BOXING RECOVERY: WHAT'S BEST FOR YOU?

Image - SAA Imaging

by Geoff Minett

Boxing: the noble art. An athletic discipline whereby a unique intertwine of physicality, strategy and technique are prerequisites to success. A sport in which fitness and training discipline is a stereotype – a badge that is worn with pride.

So what if in the process of such diligent training practice, a common recovery method may actually be holding you back?

Enter the humble ice bath. Adored by few and hated by most. It may come as a pleasant surprise to many then that they now have legitimate reason to question taking the plunge.   

The evidence:

A recent study led by Australian researchers, in collaboration with colleagues from Norway and New Zealand, have poured cold water on the concept. Indeed the work published in the Journal of Physiology reports regular cold water immersion to blunt resistance training adaptations.

The authors asked participants to complete a lower-body resistance training program twice per week for 3 months and after each session exposed them to a 10 min ice bath (10˚C) or an active recovery (low-intensity cycling).

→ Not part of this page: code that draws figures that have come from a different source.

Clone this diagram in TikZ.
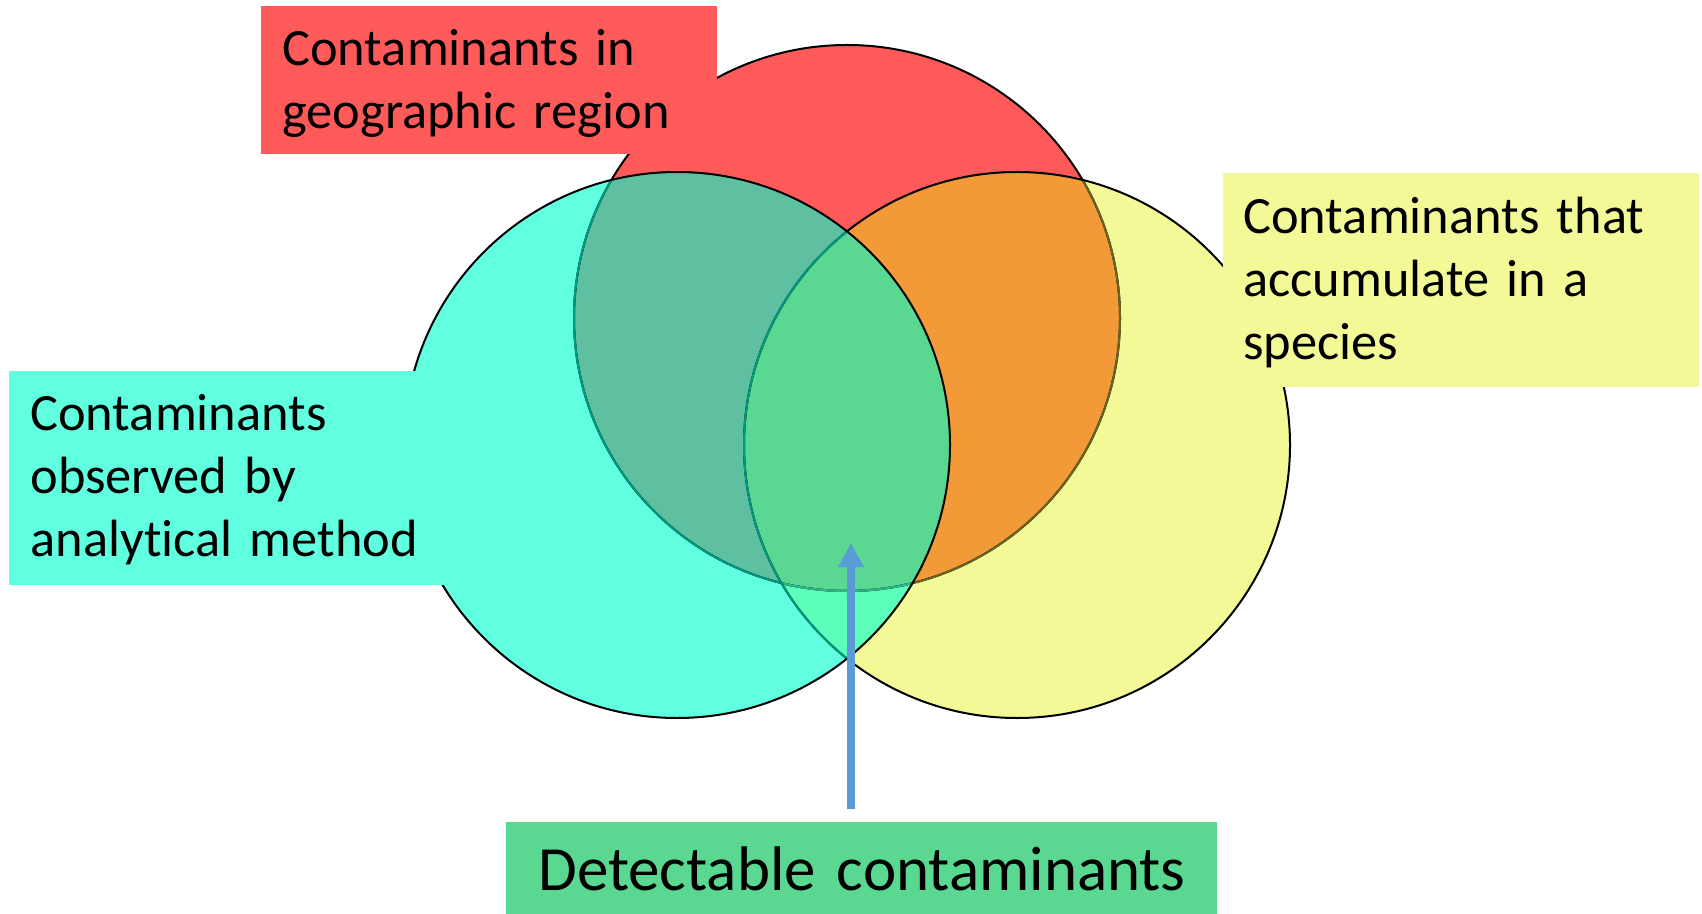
\documentclass[tikz,border=0pt]{standalone}
\usepackage{fontspec}
\setmainfont{Carlito}[RawFeature={-liga;-clig;-dlig;-calt}, WordSpace=0.8]
\usetikzlibrary{arrows.meta}
\definecolor{cRed}{HTML}{FF5A5A}
\definecolor{cCyan}{HTML}{60FFE0}
\definecolor{cYel}{HTML}{F2F996}
\definecolor{cRC}{HTML}{5EC0A0}
\definecolor{cRY}{HTML}{F39A38}
\definecolor{cCY}{HTML}{5BFFB9}
\definecolor{cAll}{HTML}{5AD892}
\definecolor{cTeal}{HTML}{009A80}
\definecolor{cTealG}{HTML}{2DB587}
\definecolor{cOlive}{HTML}{6A6420}
\definecolor{cArrow}{HTML}{5B9BD5}
\begin{document}
\begin{tikzpicture}[x=0.5pt,y=-0.5pt,
  edge/.style={line width=1pt},
  lbl/.style={inner xsep=10.5pt, inner ysep=0pt, anchor=north west, align=left,
    font=\fontsize{26.2}{31.5}\selectfont},
  arr/.style={draw=cArrow, line width=4pt, -{Triangle[length=12pt,width=12pt]}}]
\useasboundingbox (0,0) rectangle (1702,914);
\def\RC{(847,318) circle[radius=273]}
\def\CC{(677,445) circle[radius=273]}
\def\YC{(1017,445) circle[radius=273]}
% fills
\fill[cRed] \RC;
\fill[cYel] \YC;
\fill[cCyan] \CC;
\begin{scope}\clip \RC; \fill[cRC] \CC; \end{scope}
\begin{scope}\clip \RC; \fill[cRY] \YC; \end{scope}
\begin{scope}\clip \CC; \fill[cCY] \YC; \end{scope}
\begin{scope}\clip \RC; \clip \CC; \fill[cAll] \YC; \end{scope}
% red border
\draw[edge] \RC;
\begin{scope}\clip \YC; \draw[edge,cOlive] \RC; \end{scope}
\begin{scope}\clip \CC; \draw[edge,cTeal] \RC; \end{scope}
\begin{scope}\clip \CC; \clip \YC; \draw[edge,cTealG] \RC; \end{scope}
% yellow border
\draw[edge] \YC;
\begin{scope}\clip \CC; \draw[edge,cTeal] \YC; \end{scope}
% cyan border
\draw[edge] \CC;
% labels
\node[lbl, fill=cRed, text width=207pt, text height=29.5pt, text depth=44.5pt]
  (geo) at (261,6) {Contaminants in\\geographic region};
\node[lbl, fill=cCyan, text width=200.5pt, text height=29.5pt, text depth=77.5pt]
  (obs) at (9,371) {Contaminants\\observed by\\analyt\kern0pt ical method};
\node[lbl, inner xsep=10pt, fill=cYel, text width=218pt, text height=30pt, text depth=77pt]
  (acc) at (1223,173) {Contaminants that\\accumulate in a\\species};
\node[anchor=north west, inner sep=0pt, align=center, fill=cAll, text width=355.5pt,
  text height=34pt, text depth=12pt, font=\fontsize{31.5}{37}\selectfont]
  (det) at (506,822) {Detectable contaminants};
% arrow
\coordinate (tip) at (851,543);
\draw[arr, shorten <=6.5pt] (det.north -| tip) -- (tip);
\end{tikzpicture}
\end{document}
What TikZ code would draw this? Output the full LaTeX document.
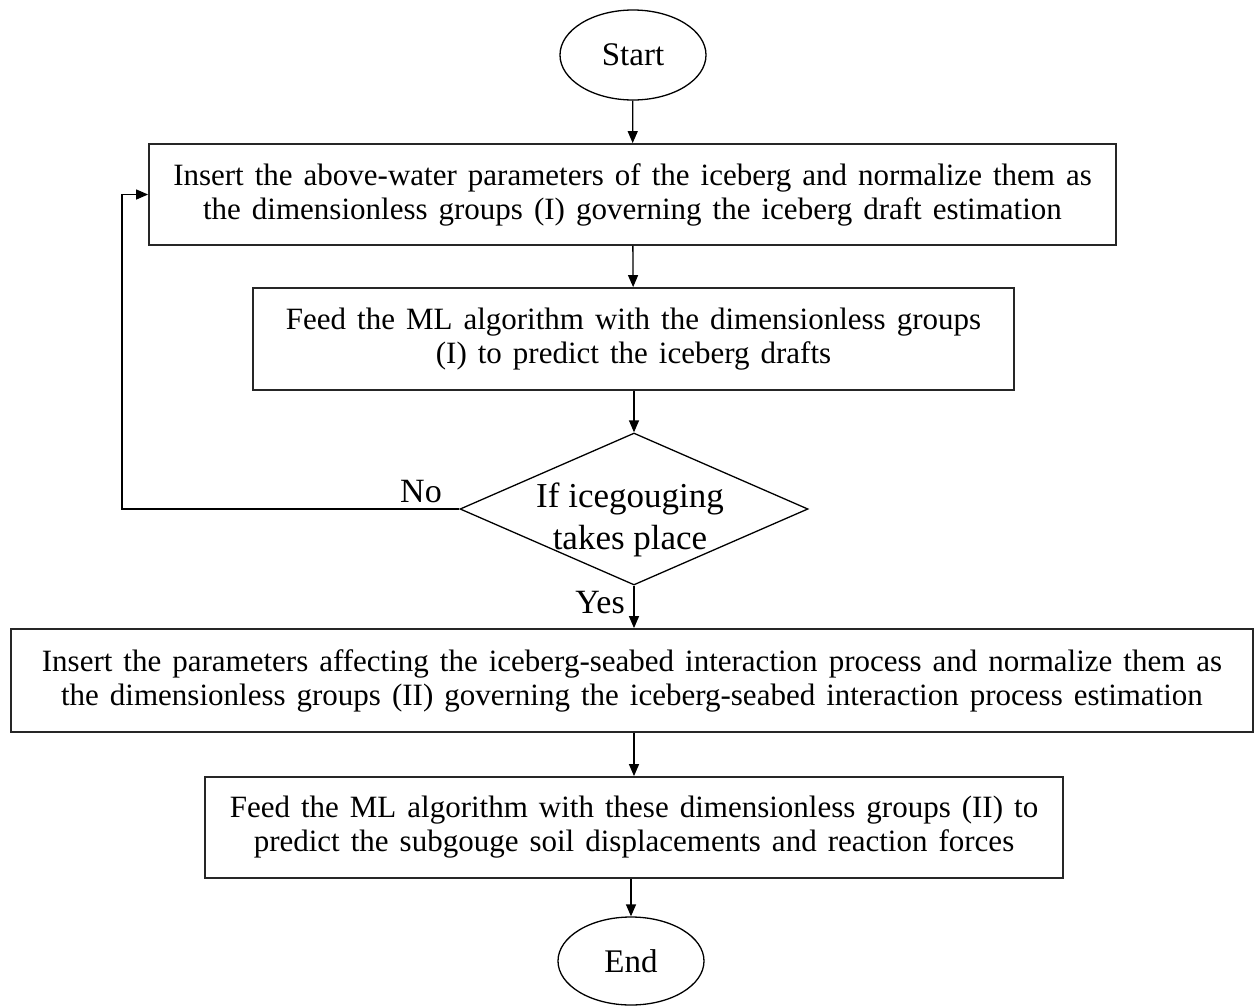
\documentclass[tikz,border=0pt]{standalone}
\usepackage{fontspec}
\setmainfont{Liberation Serif}
\usetikzlibrary{shapes.geometric,arrows.meta}
% text face of the process boxes: slightly wider word spaces
\newcommand\procfont{\fontsize{31}{34}\selectfont\spaceskip 11pt\relax}
\begin{document}
\begin{tikzpicture}[x=1pt,y=-1pt,
  procbox/.style={draw,line width=1.8pt,draw=black!85,rectangle,inner sep=0pt,align=center,
    font=\procfont},
  terminal/.style={draw,line width=1.3pt,ellipse,inner sep=0pt,minimum width=146pt,
    font=\fontsize{33}{38}\selectfont},
  flow/.style={line width=1.3pt,-{Triangle[length=12pt,width=10pt]}},
  lbl/.style={anchor=base,inner sep=0pt,font=\fontsize{34}{40}\selectfont}]
\useasboundingbox (0,0) rectangle (1254,1005);

% terminals
\node[terminal,minimum height=90pt] (start) at (633,55) {Start};
\node[terminal,minimum height=88pt] (end) at (631,961) {End};

% process boxes
\node[procbox,minimum width=967pt,minimum height=101pt] (b1) at (632.5,194.5)
  {Insert the above-water parameters of the iceberg and normalize them as\\
   the dimensionless groups (I) governing the iceberg draft estimation};
\node[procbox,minimum width=761pt,minimum height=102pt] (b2) at (633.5,339)
  {Feed the ML algorithm with the dimensionless groups\\
   (I) to predict the iceberg drafts};
\node[procbox,minimum width=1242pt,minimum height=103pt] (b3) at (632,680.5)
  {Insert the parameters affecting the iceberg-seabed interaction process and normalize them as\\
   the dimensionless groups (II) governing the iceberg-seabed interaction process estimation};
\node[procbox,minimum width=858pt,minimum height=101pt] (b4) at (634,827.5)
  {Feed the ML algorithm with these dimensionless groups (II) to\\
   predict the subgouge soil displacements and reaction forces};

% decision
\node[draw,line width=1.3pt,diamond,inner sep=0pt,minimum width=348pt,minimum height=152pt] (dec) at (634,509) {};
\node[inner sep=0pt,align=center,font=\fontsize{35}{42}\selectfont] (dectext) at (630,520)
  {If icegouging\\takes place};

% connectors
\draw[flow] (start) -- (b1);
\draw[flow] (b1) -- (b2);
\draw[flow] (b2.south -| dec.north) -- (dec.north);
\draw[flow] (dec.south) -- (b3.north -| dec.south);
\draw[flow] (b3.south -| b4.north) -- (b4.north);
\draw[flow] (b4.south -| end.north) -- (end.north);
\coordinate (loop) at (122,509);
\draw[flow] (dec.west) -- (loop) |- (b1.west);

% branch labels
\node[lbl] (no) at (421,502) {No};
\node[lbl] (yes) at (600,613) {Yes};
\end{tikzpicture}
\end{document}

Findings suggest that the weights program was successful in improving lower-body strength and muscle size in both conditions. However, and most importantly, these changes were markedly less in those volunteers who completed the ice bath trial.

Reasons why are a little more complicated. Cooling the exercised muscles to reduce blood flow and inflammatory processes has been suggested to be a positive means to reduce soreness and hasten performance recovery. Yet it seems that this same process is also lessening physiological stressors that have important roles in to play in evoking adaptive processes within the muscle.

So that’s it then. No more cold torture ever again. Or is it?

The defense

Just when you thought it was safe to reason with your coach as to why the ice should be put back in the freezer, think again. The interactive effects of post-exercise recoveries and training adaptations appear to be exercise specific.

As evidence of this, researchers from the Australian Institute of Sport recruited a group of cyclists to simulate elements of a 3 week Grand Tour. In this study, volunteers in the ice bath condition completed a 15 min immersion (15˚C) four times per week, while the control group undertook no form of hydrotherapy recovery.

In contrast to the above mentioned resistance training study, the paper published in Medicine & Science in Sports & Exercise details overall slight but positive gains in cycling performance. After an 11 day taper following the training block, changes in 1 sec maximum mean sprint power (4.4% ± 4.2%) and mean power in a repeated 4 min maximal effort (3.0% ± 3.8%) were interpreted as likely higher in the ice bath condition.

Benefits of ice bath recoveries on subsequent aerobic performance have been argued to be largely psychological (i.e. the placebo effect), but there is also evidence that cold stimuli enhances gene expression that could alter muscle glucose uptake. 

The verdict

Now that the evidence is as clear as mud, what does this really mean?  And how might this influence your recovery decisions as a boxer?

What is obvious is that just as with your training program, your choice of recovery protocol should be specific to your training goals. Remember, recovery is not a one-size-fits-all approach.

These early findings would suggest that using an ice bath is fine, perhaps even advantageous, for cardiorespiratory fitness improvement. That said, the opposite applies is adaptations in strength and muscle size is your primary goal.

Given that successful boxers typically display well-developed fitness characteristics in all areas (i.e. cardiorespiratory, muscle strength and power), how might you interpret these findings? For mine, the key is to periodise and prioritise.

Feeling flat and fatigued and need to get yourself up a fight – dive on in. When training adaptations are your number 1 goal, the conservative view would be to avoid cold recoveries or at most use them sparingly.

 

References

Roberts, L. A., Raastad, T., Markworth, J. F., Figueiredo, V. C., Egner, I. M., Shield, A., … & Peake, J. M. (2015). Post-exercise cold water immersion attenuates acute anabolic signalling and long-term adaptations in muscle to strength training. The Journal of Physiology, 593: 4285-4301.

Halson, S. L., Bartram, J., West, N., Stephens, J., Argus, C. K., Driller, M. W., ... & Martin, D. T. (2014). Does hydrotherapy help or hinder adaptation to training in competitive cyclists? Medicine & Science in Sports & Exercise, 46(8), 1631-1639.

Minett, G. M., & Costello, J. T. (2015). Specificity and context in post-exercise recovery: it is not a one-size-fits-all approach. Frontiers in Physiology, 6, 130.

 

Geoff Minett

Geoff Minett PhD CSCS is a Lecturer in Exercise Science at Queensland University of Technology and has a Doctorate of Philosophy Exercise & Sports Science. Geoff has worked in Strength & Conditioning and as the Recovery Coordinator with the Western Region Academy of Sport in NSW and the South Australian Cricket Association.